General Board of Church and Society
- Abbreviation: GBCS
- Predecessor: Methodist Board of Temperance, Prohibition, and Public Morals
- Type: Agency of the United Methodist Church
- Headquarters: Washington, DC; New York, NY
- President: Bishop Robert Hoshibata
- Parent organization: United Methodist Church
- Website: umc-gbcs.org

= General Board of Church and Society =

The General Board of Church and Society (GBCS) is a general agency of the United Methodist Church. It is one of four international general program boards of The United Methodist Church as set out the UMC Book of Discipline. The General Board has headquarters on Capitol Hill in Washington, D.C., and at the Interchurch Center in New York City. There are five divisions within the GBCS: Public Witness and Advocacy, Administration, Ministry of Resourcing Congregational Life, United Nations Ministry and Communications.

==Purpose==
According to the 2004 Book of Discipline, the GBCS's purpose is thus stated:

1002. Purpose – The purpose of the board shall be to relate the gospel of Jesus Christ to the members of the Church and to the persons and structures of the communities and world in which they live.

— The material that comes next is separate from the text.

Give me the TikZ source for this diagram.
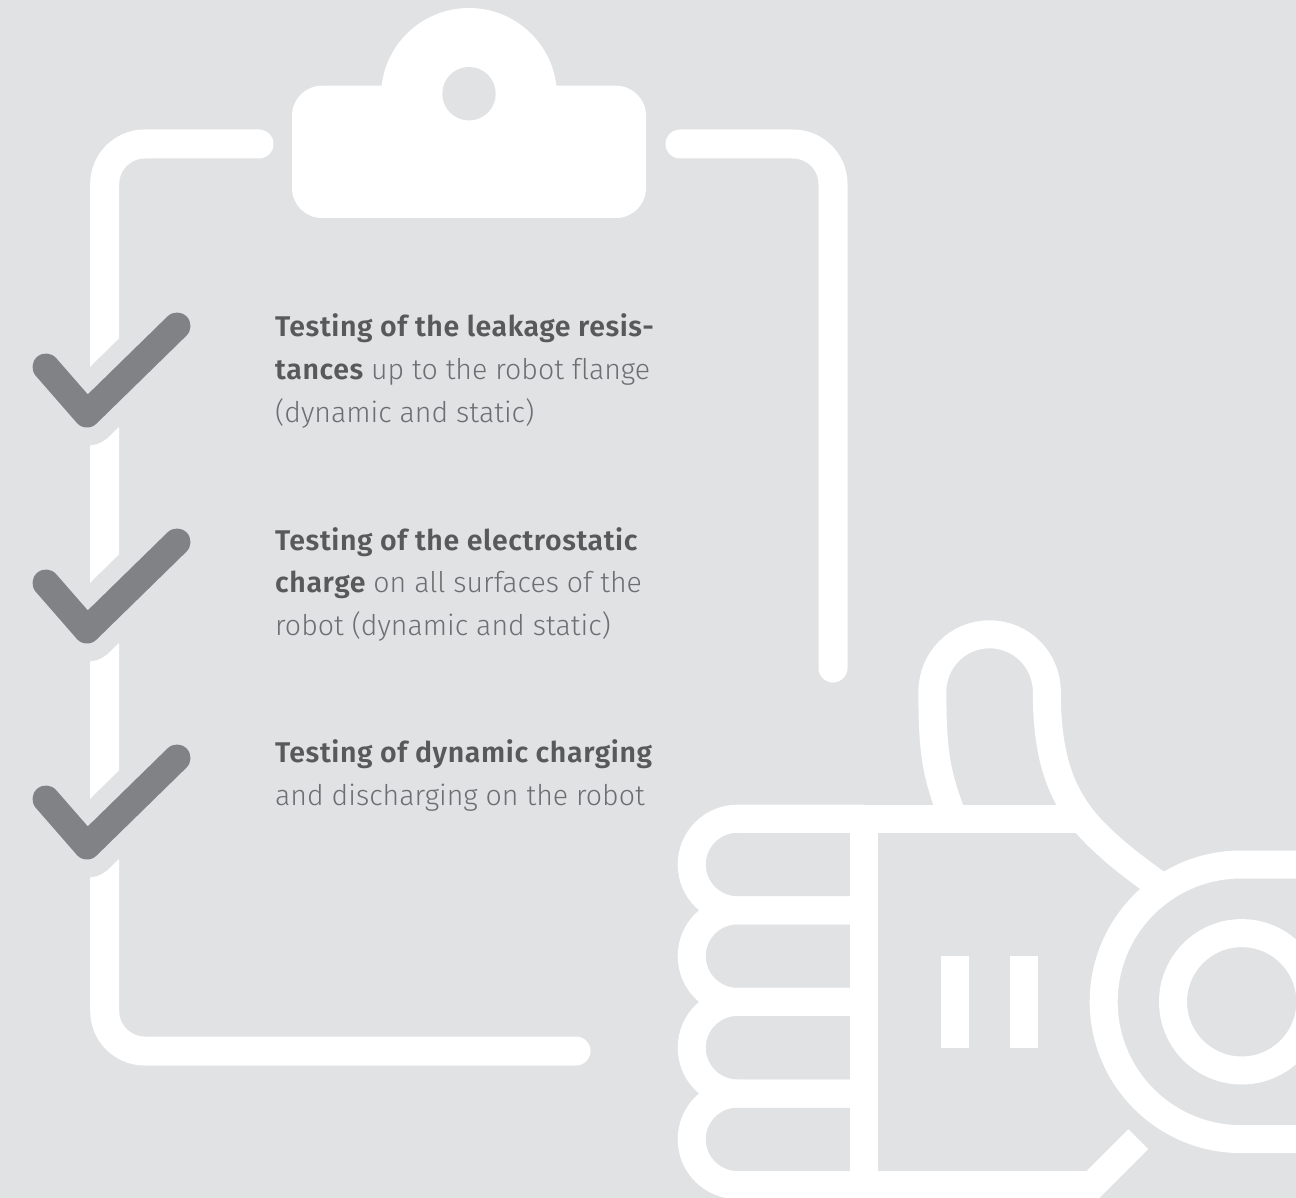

It shall seek to bring the whole of human life, activities, possessions, use of resources, and community and world relationships into conformity with the will of God. It shall show the members of the Church and the society that the reconciliation that God effected through Christ involves personal, social, and civic righteousness.

==Spheres of Influence==
There are six stated spheres of influence for the GBCS
1. The Natural World
2. The Nurturing Community
3. The Social Community
4. The Economic Community
5. The Political Community
6. The World Community

== Social Issues ==
The GBCS was traditionally pro-choice and supportive of the Religious Coalition for Reproductive Choice. In 2008, this was affirmed by the General Conference, but, in 2016, it voted in favor of withdrawing the United Methodist Church from the pro-choice organization. The GBCS remains supportive of legal abortion in certain circumstances stating "the General Board of Church and Society continues to be an advocate for a full range of safe and legal reproductive health care – including, in certain cases, the option to safely and legally end a pregnancy."

On human sexuality, the GBCS opposes discrimination or prejudice against people based on sexual orientation. In 2013, the organization allowed its building, in Washington D.C., to be used by supporters of same-gender marriage.

In 2019, the GBCS joined with 42 other religious and allied organizations in issuing a statement opposing Project Blitz, an effort by a coalition of Christian right organizations to influence state legislation.